EXERCISE DETAILS » Pull out every line of the listing below where "diagram" appears.
::: GIVEN INFORMATION
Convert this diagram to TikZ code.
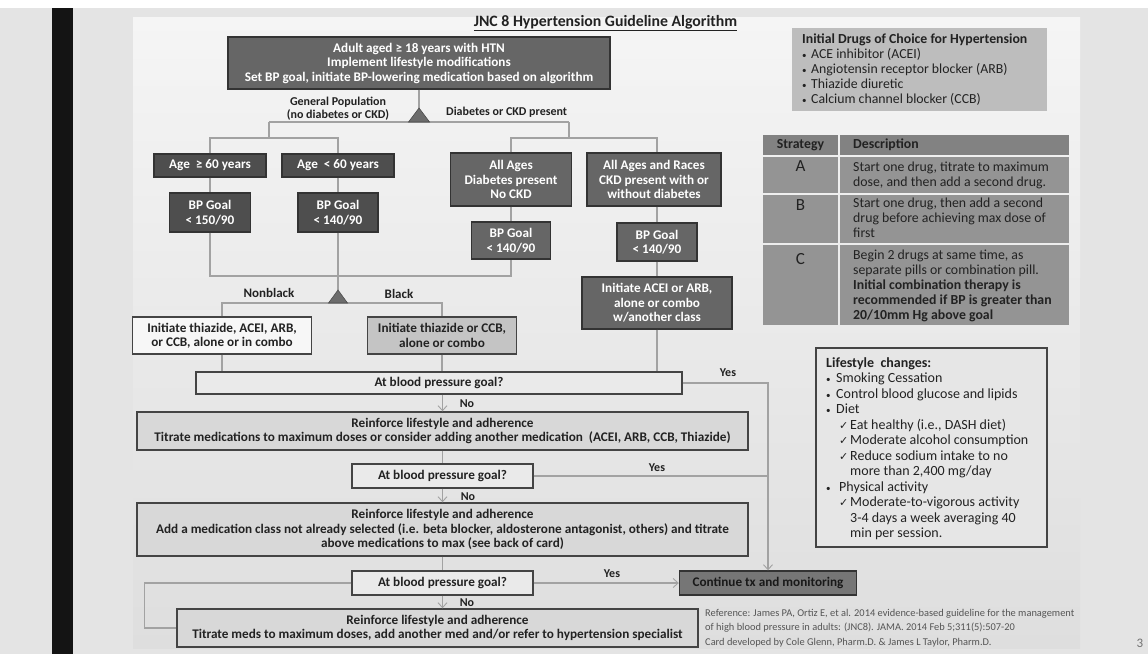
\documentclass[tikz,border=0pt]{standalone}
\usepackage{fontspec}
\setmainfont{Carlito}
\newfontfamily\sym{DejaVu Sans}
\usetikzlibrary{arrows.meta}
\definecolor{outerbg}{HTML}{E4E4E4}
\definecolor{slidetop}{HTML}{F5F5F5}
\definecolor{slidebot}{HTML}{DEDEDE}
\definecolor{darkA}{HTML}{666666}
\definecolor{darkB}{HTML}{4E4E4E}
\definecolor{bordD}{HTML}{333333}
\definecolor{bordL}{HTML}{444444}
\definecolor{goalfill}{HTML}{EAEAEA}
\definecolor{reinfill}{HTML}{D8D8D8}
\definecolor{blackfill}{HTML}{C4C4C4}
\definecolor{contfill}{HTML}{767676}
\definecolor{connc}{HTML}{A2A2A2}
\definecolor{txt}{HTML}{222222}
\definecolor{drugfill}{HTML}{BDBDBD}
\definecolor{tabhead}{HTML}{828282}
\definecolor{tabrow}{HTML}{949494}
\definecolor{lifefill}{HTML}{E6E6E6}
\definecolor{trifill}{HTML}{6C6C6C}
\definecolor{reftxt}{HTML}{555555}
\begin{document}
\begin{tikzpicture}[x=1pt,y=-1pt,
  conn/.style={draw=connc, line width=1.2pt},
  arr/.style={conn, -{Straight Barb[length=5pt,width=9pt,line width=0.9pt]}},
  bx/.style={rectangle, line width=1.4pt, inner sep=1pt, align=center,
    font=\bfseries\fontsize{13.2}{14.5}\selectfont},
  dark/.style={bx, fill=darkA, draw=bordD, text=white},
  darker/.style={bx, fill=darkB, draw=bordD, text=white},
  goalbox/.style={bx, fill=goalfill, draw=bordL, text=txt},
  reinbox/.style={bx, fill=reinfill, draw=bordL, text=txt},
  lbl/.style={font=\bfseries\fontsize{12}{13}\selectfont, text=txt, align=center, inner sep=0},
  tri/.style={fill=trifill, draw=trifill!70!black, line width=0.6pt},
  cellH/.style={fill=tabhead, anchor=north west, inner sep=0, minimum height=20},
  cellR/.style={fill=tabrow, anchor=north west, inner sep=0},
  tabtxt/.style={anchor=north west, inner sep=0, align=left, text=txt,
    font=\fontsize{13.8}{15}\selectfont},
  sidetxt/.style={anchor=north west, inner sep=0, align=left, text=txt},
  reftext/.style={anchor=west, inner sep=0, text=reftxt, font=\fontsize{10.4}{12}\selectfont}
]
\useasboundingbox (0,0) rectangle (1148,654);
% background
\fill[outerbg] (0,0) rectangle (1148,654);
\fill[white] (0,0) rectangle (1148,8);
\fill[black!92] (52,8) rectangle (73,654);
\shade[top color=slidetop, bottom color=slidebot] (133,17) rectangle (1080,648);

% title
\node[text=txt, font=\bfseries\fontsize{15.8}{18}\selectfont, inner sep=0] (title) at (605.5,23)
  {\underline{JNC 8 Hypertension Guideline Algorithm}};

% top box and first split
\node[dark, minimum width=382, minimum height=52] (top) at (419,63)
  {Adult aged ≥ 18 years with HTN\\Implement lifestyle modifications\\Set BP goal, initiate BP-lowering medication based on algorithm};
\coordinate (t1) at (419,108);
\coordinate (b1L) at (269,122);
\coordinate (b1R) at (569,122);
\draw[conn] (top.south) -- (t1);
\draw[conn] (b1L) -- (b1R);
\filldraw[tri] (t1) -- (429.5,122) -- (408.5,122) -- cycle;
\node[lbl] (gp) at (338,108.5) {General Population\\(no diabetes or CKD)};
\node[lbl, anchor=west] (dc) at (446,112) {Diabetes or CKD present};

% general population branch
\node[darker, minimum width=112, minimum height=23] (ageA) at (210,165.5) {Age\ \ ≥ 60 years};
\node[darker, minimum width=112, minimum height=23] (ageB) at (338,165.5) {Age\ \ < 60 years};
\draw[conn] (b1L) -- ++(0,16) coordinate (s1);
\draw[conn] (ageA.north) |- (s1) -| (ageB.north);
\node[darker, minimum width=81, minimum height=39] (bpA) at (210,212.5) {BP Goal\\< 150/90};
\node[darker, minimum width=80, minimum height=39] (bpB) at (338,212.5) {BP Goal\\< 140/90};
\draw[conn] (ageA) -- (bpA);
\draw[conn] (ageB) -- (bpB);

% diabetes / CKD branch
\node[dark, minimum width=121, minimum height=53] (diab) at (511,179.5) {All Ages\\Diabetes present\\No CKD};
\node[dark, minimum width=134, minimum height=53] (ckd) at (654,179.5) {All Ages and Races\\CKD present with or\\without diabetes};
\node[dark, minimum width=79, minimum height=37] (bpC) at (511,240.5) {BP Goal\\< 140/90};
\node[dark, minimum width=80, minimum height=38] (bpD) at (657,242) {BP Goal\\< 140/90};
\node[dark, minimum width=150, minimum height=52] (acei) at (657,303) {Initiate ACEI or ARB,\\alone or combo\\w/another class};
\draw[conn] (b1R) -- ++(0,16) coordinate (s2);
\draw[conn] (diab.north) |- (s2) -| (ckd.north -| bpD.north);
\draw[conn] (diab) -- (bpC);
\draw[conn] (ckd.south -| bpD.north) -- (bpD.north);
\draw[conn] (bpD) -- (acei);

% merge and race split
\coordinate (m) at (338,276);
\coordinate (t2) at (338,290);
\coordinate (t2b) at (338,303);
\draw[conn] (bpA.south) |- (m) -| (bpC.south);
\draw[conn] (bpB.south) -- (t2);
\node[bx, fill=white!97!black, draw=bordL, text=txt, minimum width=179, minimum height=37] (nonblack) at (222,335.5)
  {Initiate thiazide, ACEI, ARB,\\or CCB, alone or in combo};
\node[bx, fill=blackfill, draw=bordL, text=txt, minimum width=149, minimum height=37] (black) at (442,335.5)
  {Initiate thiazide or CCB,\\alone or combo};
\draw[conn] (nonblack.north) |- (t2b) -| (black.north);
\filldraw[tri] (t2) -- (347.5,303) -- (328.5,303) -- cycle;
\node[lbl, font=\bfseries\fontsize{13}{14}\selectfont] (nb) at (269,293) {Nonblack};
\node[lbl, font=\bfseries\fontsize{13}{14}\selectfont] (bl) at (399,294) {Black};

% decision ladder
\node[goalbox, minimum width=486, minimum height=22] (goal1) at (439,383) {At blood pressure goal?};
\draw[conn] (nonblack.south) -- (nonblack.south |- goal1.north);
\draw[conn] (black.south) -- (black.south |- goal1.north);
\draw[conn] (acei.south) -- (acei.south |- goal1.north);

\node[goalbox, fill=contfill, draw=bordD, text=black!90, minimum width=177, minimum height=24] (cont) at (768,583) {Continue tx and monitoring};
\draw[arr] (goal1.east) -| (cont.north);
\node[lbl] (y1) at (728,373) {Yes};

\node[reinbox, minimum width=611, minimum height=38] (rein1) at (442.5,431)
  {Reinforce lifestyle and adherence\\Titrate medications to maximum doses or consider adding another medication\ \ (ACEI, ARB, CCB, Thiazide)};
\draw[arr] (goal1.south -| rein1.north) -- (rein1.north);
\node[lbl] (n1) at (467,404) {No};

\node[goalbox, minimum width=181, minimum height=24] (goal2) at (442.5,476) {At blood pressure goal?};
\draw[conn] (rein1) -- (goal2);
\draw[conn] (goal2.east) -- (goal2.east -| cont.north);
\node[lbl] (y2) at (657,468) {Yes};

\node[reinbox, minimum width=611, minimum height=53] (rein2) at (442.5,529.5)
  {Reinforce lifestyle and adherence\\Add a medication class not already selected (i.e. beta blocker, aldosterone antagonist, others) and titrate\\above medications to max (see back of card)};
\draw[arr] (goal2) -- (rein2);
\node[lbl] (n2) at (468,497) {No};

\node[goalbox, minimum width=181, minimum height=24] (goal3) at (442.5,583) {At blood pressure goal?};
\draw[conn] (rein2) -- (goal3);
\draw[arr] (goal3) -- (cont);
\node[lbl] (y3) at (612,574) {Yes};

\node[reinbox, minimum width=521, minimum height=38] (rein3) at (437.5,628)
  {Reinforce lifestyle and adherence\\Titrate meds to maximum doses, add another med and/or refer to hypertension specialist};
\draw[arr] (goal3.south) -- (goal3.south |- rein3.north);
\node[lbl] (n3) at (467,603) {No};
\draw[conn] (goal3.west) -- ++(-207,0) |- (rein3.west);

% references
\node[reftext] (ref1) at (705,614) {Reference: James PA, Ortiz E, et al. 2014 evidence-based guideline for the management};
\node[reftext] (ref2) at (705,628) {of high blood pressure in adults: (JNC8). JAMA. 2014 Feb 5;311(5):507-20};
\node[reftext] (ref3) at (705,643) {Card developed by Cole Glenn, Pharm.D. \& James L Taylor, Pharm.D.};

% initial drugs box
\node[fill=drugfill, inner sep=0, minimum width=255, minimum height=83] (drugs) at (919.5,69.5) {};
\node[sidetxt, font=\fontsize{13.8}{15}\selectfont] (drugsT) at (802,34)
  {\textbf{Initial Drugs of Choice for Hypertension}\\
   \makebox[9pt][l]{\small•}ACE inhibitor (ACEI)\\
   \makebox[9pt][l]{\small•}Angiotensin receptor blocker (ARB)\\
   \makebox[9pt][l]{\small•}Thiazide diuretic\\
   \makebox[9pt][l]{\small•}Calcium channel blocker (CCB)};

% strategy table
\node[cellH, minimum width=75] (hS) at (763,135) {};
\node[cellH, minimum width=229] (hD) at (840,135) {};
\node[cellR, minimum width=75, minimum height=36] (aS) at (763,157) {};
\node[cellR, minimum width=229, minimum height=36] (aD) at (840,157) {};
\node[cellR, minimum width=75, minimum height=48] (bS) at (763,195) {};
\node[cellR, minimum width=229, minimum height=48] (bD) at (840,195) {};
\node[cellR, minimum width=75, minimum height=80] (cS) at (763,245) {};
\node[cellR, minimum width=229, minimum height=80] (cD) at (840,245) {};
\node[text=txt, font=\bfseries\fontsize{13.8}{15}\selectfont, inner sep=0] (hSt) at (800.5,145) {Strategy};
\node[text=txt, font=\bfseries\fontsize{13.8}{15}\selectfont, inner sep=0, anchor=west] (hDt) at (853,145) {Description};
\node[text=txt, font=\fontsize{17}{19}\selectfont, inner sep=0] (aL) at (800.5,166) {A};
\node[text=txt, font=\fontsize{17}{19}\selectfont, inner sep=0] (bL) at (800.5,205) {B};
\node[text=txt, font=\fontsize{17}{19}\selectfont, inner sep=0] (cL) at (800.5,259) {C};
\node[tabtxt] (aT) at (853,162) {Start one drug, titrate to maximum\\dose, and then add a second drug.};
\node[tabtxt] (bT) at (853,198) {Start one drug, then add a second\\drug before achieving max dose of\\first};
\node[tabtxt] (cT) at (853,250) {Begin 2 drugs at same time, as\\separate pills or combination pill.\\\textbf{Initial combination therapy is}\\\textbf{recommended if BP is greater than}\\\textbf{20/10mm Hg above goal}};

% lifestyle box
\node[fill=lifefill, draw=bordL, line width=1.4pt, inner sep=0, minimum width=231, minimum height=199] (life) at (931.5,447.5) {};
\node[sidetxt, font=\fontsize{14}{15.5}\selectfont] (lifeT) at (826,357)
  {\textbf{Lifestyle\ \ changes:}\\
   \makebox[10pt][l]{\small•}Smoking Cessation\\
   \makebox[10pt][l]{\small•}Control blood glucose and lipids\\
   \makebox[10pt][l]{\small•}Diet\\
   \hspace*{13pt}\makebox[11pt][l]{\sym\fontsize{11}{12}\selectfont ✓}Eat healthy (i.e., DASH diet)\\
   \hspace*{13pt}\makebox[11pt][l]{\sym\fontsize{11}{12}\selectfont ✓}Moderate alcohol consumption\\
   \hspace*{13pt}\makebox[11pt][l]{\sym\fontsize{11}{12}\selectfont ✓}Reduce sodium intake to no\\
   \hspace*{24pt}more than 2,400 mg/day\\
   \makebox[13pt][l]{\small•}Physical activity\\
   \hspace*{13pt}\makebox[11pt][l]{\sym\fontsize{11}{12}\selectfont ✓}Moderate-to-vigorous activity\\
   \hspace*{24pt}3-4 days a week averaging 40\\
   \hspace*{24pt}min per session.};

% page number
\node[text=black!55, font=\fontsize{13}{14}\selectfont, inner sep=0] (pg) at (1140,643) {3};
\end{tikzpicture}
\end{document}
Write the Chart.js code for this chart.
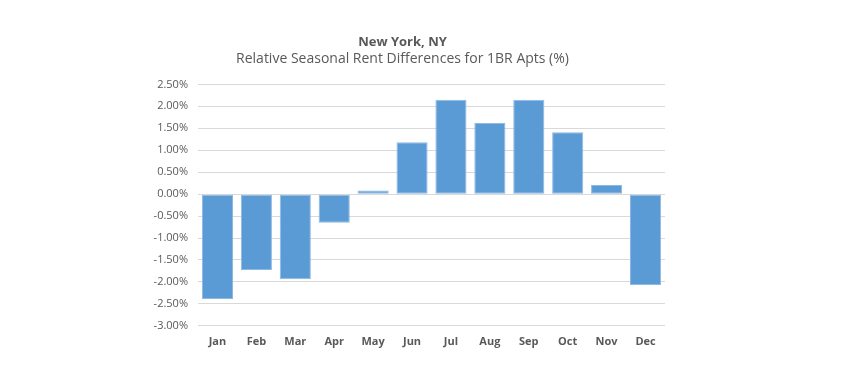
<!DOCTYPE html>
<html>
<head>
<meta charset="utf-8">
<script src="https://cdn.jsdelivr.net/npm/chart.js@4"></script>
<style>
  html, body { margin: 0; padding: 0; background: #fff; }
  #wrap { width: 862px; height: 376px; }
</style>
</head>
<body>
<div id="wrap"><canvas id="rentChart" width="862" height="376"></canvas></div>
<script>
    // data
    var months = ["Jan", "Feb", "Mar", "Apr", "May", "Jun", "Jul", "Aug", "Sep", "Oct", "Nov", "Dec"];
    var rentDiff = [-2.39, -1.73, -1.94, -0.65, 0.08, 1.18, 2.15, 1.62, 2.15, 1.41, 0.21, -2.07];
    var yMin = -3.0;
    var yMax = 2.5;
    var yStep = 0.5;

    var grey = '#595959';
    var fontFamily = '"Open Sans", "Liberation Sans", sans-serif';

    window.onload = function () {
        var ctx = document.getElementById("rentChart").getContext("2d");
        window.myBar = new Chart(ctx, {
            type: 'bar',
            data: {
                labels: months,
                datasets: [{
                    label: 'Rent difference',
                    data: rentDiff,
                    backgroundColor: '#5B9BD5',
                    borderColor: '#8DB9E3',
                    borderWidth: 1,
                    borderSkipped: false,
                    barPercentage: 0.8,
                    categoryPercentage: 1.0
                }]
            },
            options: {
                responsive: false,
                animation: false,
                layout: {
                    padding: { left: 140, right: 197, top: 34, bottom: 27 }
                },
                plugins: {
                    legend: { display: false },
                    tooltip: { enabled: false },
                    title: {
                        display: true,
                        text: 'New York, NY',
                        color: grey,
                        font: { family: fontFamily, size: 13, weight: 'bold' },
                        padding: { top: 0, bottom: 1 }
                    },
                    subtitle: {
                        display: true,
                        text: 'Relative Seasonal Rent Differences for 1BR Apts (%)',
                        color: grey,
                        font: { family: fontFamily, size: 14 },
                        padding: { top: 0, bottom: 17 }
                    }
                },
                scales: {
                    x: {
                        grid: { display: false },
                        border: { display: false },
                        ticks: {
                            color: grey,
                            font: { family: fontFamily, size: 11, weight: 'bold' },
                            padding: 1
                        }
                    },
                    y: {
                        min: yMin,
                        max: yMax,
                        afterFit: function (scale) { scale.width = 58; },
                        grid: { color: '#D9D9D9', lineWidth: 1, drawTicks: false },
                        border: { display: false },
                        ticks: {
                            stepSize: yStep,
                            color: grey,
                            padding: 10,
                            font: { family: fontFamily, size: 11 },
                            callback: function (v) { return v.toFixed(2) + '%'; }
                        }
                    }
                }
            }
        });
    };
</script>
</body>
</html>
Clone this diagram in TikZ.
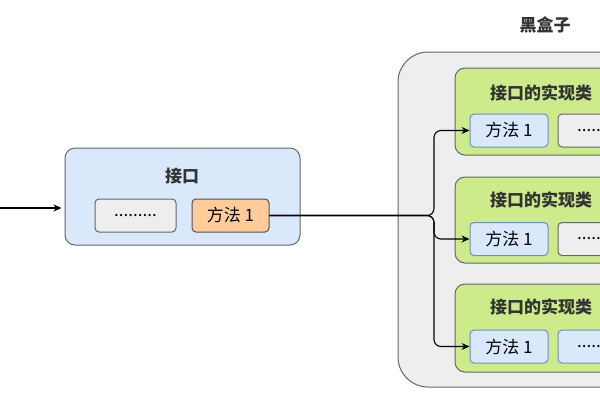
::::::
SOLUTION TO THE EXERCISE »
Convert this diagram to TikZ code.
Clone this diagram in TikZ.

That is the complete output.